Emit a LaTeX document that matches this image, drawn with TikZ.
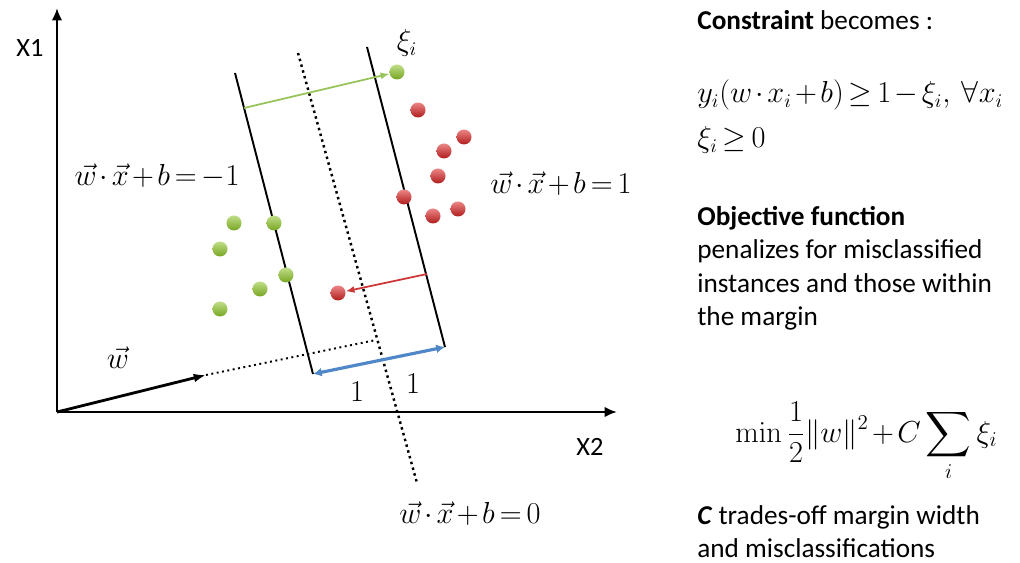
\documentclass[tikz,border=0pt]{standalone}
\usepackage[no-math]{fontspec}
\setmainfont{Carlito}
\usepackage{amsmath,amssymb}
\usetikzlibrary{arrows.meta,calc}
\definecolor{PtGreen}{RGB}{140,195,40}
\definecolor{PtRed}{RGB}{220,35,35}
\definecolor{SlackGreen}{RGB}{150,195,90}
\definecolor{SlackRed}{RGB}{205,55,55}
\definecolor{MarginBlue}{RGB}{80,135,200}
\newcommand{\tightmath}{\medmuskip=2mu\relax\thickmuskip=3mu\relax}
\newcommand{\wx}{\tightmath\vec{w}\cdot\vec{x}+b}

\begin{document}
\begin{tikzpicture}[x=0.02cm,y=-0.02cm,
	axis/.style={draw,line width=1.6pt,-{Latex[length=7pt,width=6pt]}},
	hplane/.style={draw,line width=1.1pt},
	midplane/.style={draw,line width=1.4pt,dotted},
	ball/.style={circle,inner sep=0pt,minimum size=15*0.02cm,shading=axis},
	gpt/.style={ball,top color=PtGreen!55!white,bottom color=PtGreen!85!black},
	rpt/.style={ball,top color=PtRed!55!white,bottom color=PtRed!80!black},
	lbl/.style={font=\fontsize{15}{18}\selectfont},
	eq/.style={font=\fontsize{16}{19}\selectfont},
	txt/.style={font=\fontsize{15.5}{19}\selectfont,align=left,anchor=north west,inner sep=0pt}]
\useasboundingbox (0,0) rectangle (1020,563);
% axes
\coordinate (O) at (57,412);
\coordinate (ytop) at (57,8);
\coordinate (xend) at (617,412);
\draw[axis] (O) -- (ytop);
\draw[axis] (O) -- (xend);
\node[lbl] (x1) at (30,48) {X1};
\node[lbl] (x2) at (590,447) {X2};
% margin lines and separating hyperplane
\coordinate (ltop) at (235,73);
\coordinate (lbot) at (313,374);
\coordinate (rtop) at (367,47);
\coordinate (rbot) at (445,347);
\coordinate (ctop) at (298,53);
\coordinate (cbot) at (417,483);
\draw[hplane] (ltop) -- (lbot);
\draw[hplane] (rtop) -- (rbot);
\draw[midplane] (ctop) -- (cbot);
% normal vector w
\coordinate (wtip) at (206,375);
\coordinate (wmid) at (376,340);
\draw[line width=1.6pt,-{Latex[length=7pt,width=5pt]}] (O) -- (wtip);
\draw[line width=1.1pt,dotted] (wtip) -- (wmid);
\node[eq] (wlbl) at (118,358) {$\vec{w}$};
% margin width
\draw[MarginBlue,line width=1.8pt,{Latex[length=5pt,width=5pt]}-{Latex[length=5pt,width=5pt]}] (lbot) -- (rbot);
\node[eq] (one1) at (357,392) {$1$};
\node[eq] (one2) at (413,384) {$1$};
% green class
\node[gpt] (g1) at (234,223) {};
\node[gpt] (g2) at (274,223) {};
\node[gpt] (g3) at (220,249) {};
\node[gpt] (g4) at (286,275) {};
\node[gpt] (g5) at (260,289) {};
\node[gpt] (g6) at (220,309) {};
\node[gpt] (gx) at (397,72) {};
% red class
\node[rpt] (r1) at (418,110) {};
\node[rpt] (r2) at (464,137) {};
\node[rpt] (r3) at (444,151) {};
\node[rpt] (r4) at (438,176) {};
\node[rpt] (r5) at (404,197) {};
\node[rpt] (r6) at (433,216) {};
\node[rpt] (r7) at (458,209) {};
\node[rpt] (rx) at (338,293) {};
% slack arrows
\coordinate (gs) at (244,108);
\coordinate (rs) at (427,274);
\draw[SlackGreen,line width=1pt,-{Latex[length=5pt,width=4pt]}] (gs) -- (gx);
\draw[SlackRed,line width=1pt,-{Latex[length=5pt,width=4pt]}] (rs) -- (rx);
\node[eq] (xi) at (407,43) {$\xi_i$};
% plane labels
\node[eq] (neg) at (157,176) {$\wx=-1$};
\node[eq] (pos) at (561,184) {$\wx=1$};
\node[eq] (zero) at (470,514) {$\wx=0$};
% right column
\node[txt] (cons) at (697,10) {\textbf{Constraint} becomes :};
\node[eq,anchor=base west,inner sep=0pt] (ineq1) at (697,103) {$\tightmath y_i(w\cdot x_i+b)\geq 1-\xi_i,\ \forall x_i$};
\node[eq,anchor=base west,inner sep=0pt] (ineq2) at (697,148) {$\tightmath\xi_i\geq 0$};
\node[txt] (obj) at (697,206) {\textbf{Objective function}\\penalizes for misclassified\\instances and those within\\the margin};
\node[anchor=base west,inner sep=0pt,font=\fontsize{18}{21}\selectfont] (minf) at (735,442) {$\displaystyle\tightmath\min\frac{1}{2}\|w\|^2+C\sum_i\xi_i$};
\node[txt] (ctrade) at (697,505) {\textbf{\textit{C}} trades-off margin width\\and misclassifications};
\end{tikzpicture}
\end{document}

:::

> Stated problem
All of the material above is to be copied exactly, except for its images.

> Reply to the task
Emit a LaTeX document that matches this image, drawn with TikZ.
\documentclass[tikz,border=0pt]{standalone}
\usepackage[no-math]{fontspec}
\setmainfont{Carlito}
\usepackage{amsmath,amssymb}
\usetikzlibrary{arrows.meta,calc}
\definecolor{PtGreen}{RGB}{140,195,40}
\definecolor{PtRed}{RGB}{220,35,35}
\definecolor{SlackGreen}{RGB}{150,195,90}
\definecolor{SlackRed}{RGB}{205,55,55}
\definecolor{MarginBlue}{RGB}{80,135,200}
\newcommand{\tightmath}{\medmuskip=2mu\relax\thickmuskip=3mu\relax}
\newcommand{\wx}{\tightmath\vec{w}\cdot\vec{x}+b}

\begin{document}
\begin{tikzpicture}[x=0.02cm,y=-0.02cm,
	axis/.style={draw,line width=1.6pt,-{Latex[length=7pt,width=6pt]}},
	hplane/.style={draw,line width=1.1pt},
	midplane/.style={draw,line width=1.4pt,dotted},
	ball/.style={circle,inner sep=0pt,minimum size=15*0.02cm,shading=axis},
	gpt/.style={ball,top color=PtGreen!55!white,bottom color=PtGreen!85!black},
	rpt/.style={ball,top color=PtRed!55!white,bottom color=PtRed!80!black},
	lbl/.style={font=\fontsize{15}{18}\selectfont},
	eq/.style={font=\fontsize{16}{19}\selectfont},
	txt/.style={font=\fontsize{15.5}{19}\selectfont,align=left,anchor=north west,inner sep=0pt}]
\useasboundingbox (0,0) rectangle (1020,563);
% axes
\coordinate (O) at (57,412);
\coordinate (ytop) at (57,8);
\coordinate (xend) at (617,412);
\draw[axis] (O) -- (ytop);
\draw[axis] (O) -- (xend);
\node[lbl] (x1) at (30,48) {X1};
\node[lbl] (x2) at (590,447) {X2};
% margin lines and separating hyperplane
\coordinate (ltop) at (235,73);
\coordinate (lbot) at (313,374);
\coordinate (rtop) at (367,47);
\coordinate (rbot) at (445,347);
\coordinate (ctop) at (298,53);
\coordinate (cbot) at (417,483);
\draw[hplane] (ltop) -- (lbot);
\draw[hplane] (rtop) -- (rbot);
\draw[midplane] (ctop) -- (cbot);
% normal vector w
\coordinate (wtip) at (206,375);
\coordinate (wmid) at (376,340);
\draw[line width=1.6pt,-{Latex[length=7pt,width=5pt]}] (O) -- (wtip);
\draw[line width=1.1pt,dotted] (wtip) -- (wmid);
\node[eq] (wlbl) at (118,358) {$\vec{w}$};
% margin width
\draw[MarginBlue,line width=1.8pt,{Latex[length=5pt,width=5pt]}-{Latex[length=5pt,width=5pt]}] (lbot) -- (rbot);
\node[eq] (one1) at (357,392) {$1$};
\node[eq] (one2) at (413,384) {$1$};
% green class
\node[gpt] (g1) at (234,223) {};
\node[gpt] (g2) at (274,223) {};
\node[gpt] (g3) at (220,249) {};
\node[gpt] (g4) at (286,275) {};
\node[gpt] (g5) at (260,289) {};
\node[gpt] (g6) at (220,309) {};
\node[gpt] (gx) at (397,72) {};
% red class
\node[rpt] (r1) at (418,110) {};
\node[rpt] (r2) at (464,137) {};
\node[rpt] (r3) at (444,151) {};
\node[rpt] (r4) at (438,176) {};
\node[rpt] (r5) at (404,197) {};
\node[rpt] (r6) at (433,216) {};
\node[rpt] (r7) at (458,209) {};
\node[rpt] (rx) at (338,293) {};
% slack arrows
\coordinate (gs) at (244,108);
\coordinate (rs) at (427,274);
\draw[SlackGreen,line width=1pt,-{Latex[length=5pt,width=4pt]}] (gs) -- (gx);
\draw[SlackRed,line width=1pt,-{Latex[length=5pt,width=4pt]}] (rs) -- (rx);
\node[eq] (xi) at (407,43) {$\xi_i$};
% plane labels
\node[eq] (neg) at (157,176) {$\wx=-1$};
\node[eq] (pos) at (561,184) {$\wx=1$};
\node[eq] (zero) at (470,514) {$\wx=0$};
% right column
\node[txt] (cons) at (697,10) {\textbf{Constraint} becomes :};
\node[eq,anchor=base west,inner sep=0pt] (ineq1) at (697,103) {$\tightmath y_i(w\cdot x_i+b)\geq 1-\xi_i,\ \forall x_i$};
\node[eq,anchor=base west,inner sep=0pt] (ineq2) at (697,148) {$\tightmath\xi_i\geq 0$};
\node[txt] (obj) at (697,206) {\textbf{Objective function}\\penalizes for misclassified\\instances and those within\\the margin};
\node[anchor=base west,inner sep=0pt,font=\fontsize{18}{21}\selectfont] (minf) at (735,442) {$\displaystyle\tightmath\min\frac{1}{2}\|w\|^2+C\sum_i\xi_i$};
\node[txt] (ctrade) at (697,505) {\textbf{\textit{C}} trades-off margin width\\and misclassifications};
\end{tikzpicture}
\end{document}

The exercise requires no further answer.